For what values $\alpha$ does the iteration of $e^{-\alpha x}$ converge?

Question

For what values of $\alpha >0$ will the fixed point iteration $x_{k+1} = g(x_k)$ converge for $g(x)=e^{-\alpha x}$ assuming that $x_0= [0,1]$.

Would it suffice to find the derivative of say $h(x) = g(x) - x$ and if that is less than $1$ it is good?

Answer 1

You are iterating a special case of the exponential map:

$$g_\lambda(x)=e^{\lambda\cdot x}$$

for $\lambda=-a$, so let's assume that $\lambda\neq 0$. The fixed points of $g_\lambda$ are found using the Lambert $W$ function as:

$$ \begin{align} g_\lambda(x)&=x\Rightarrow\\ e^{\lambda\cdot x}&=x\Rightarrow\\ x\cdot e^{-\lambda\cdot x}&=1\Rightarrow\\ -\lambda\cdot x\cdot e^{-\lambda\cdot x}&=-\lambda\Rightarrow\\ -\lambda\cdot x&=W(-\lambda)\Rightarrow\\ x&=\frac{W(-\lambda)}{-\lambda} \end{align} $$

Checking the derivative at these fixed points:

$$ \begin{align} \lvert g_\lambda'(x)\rvert&=\lvert\lambda\cdot e^{\lambda\cdot \frac{W(-\lambda)}{-\lambda}}\rvert\\ &=\lvert\lambda\cdot e^{-W(-\lambda)}\rvert\\ &=\lvert\lambda\cdot\frac{W(-\lambda)}{-\lambda}\rvert\\ &=\vert-W(-\lambda)\rvert\\ \end{align} $$

By L. Euler's Theorem (here) the iterated exponential of base $e^{\lambda}$ converges, provided:

$$ \begin{align} e^{-e}&\le e^\lambda\le e^{\frac{1}{e}}\Leftrightarrow\\ -e&\le \lambda\le \frac{1}{e}\\ \end{align} $$

Then (excluding the end points, which need to be checked separately),

$$ \begin{align} -\frac{1}{e}&\lt -\lambda\lt e\Leftrightarrow\,\,\,\text{($W$ monotone in range)}\\ W\left(-\frac{1}{e}\right)&\lt W(-\lambda)\lt W(e)\Leftrightarrow\\ -1&\lt W(-\lambda)\lt 1\,\,\,\text{(special values of $W$)}\Leftrightarrow\\ \lvert -W(-\lambda)\rvert&\lt 1 \end{align} $$

Therefore, the iterates of $g_\lambda$ will converge by fixed point iteration, provided:

$$-\frac{1}{e}\lt -\lambda= \alpha\lt e$$

and provided the seed value $x_0$ similarly satisfies:

$$e^{-e}\le x_0\le e^{\frac{1}{e}}$$

The case $\alpha=0$ gives the trivial iterates of base 1, so it is omitted.
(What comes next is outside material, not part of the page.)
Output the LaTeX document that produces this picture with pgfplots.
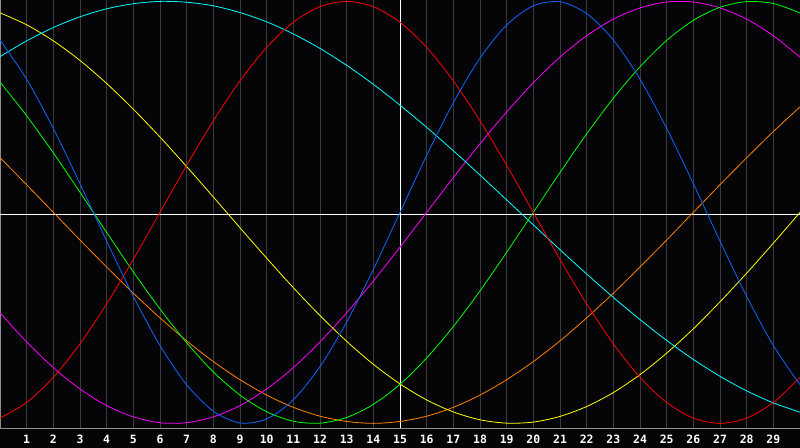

The case $\alpha=e$ implies $\lambda=-\alpha=-e$ and then $g_\lambda$ will iterate the exponential of base $e^{-e}$, which is known to converge (by Euler, above).

The case $\alpha=-\frac{1}{e}$ implies $\lambda=-\alpha=\frac{1}{e}$ and then $g_\lambda$ will iterate the exponential of base $e^{\frac{1}{e}}$, which is also known to converge (again by Euler).

Concluding, the iterates of $g_{-\alpha}(x)=e^{-\alpha\cdot x}$ will converge, iff $\alpha\in [-\frac{1}{e},e]$ and $x\in[e^{-e},e^{1/e}]$.

You can deduce the answer now by looking at your question's restrictions for $\alpha$ and $x$.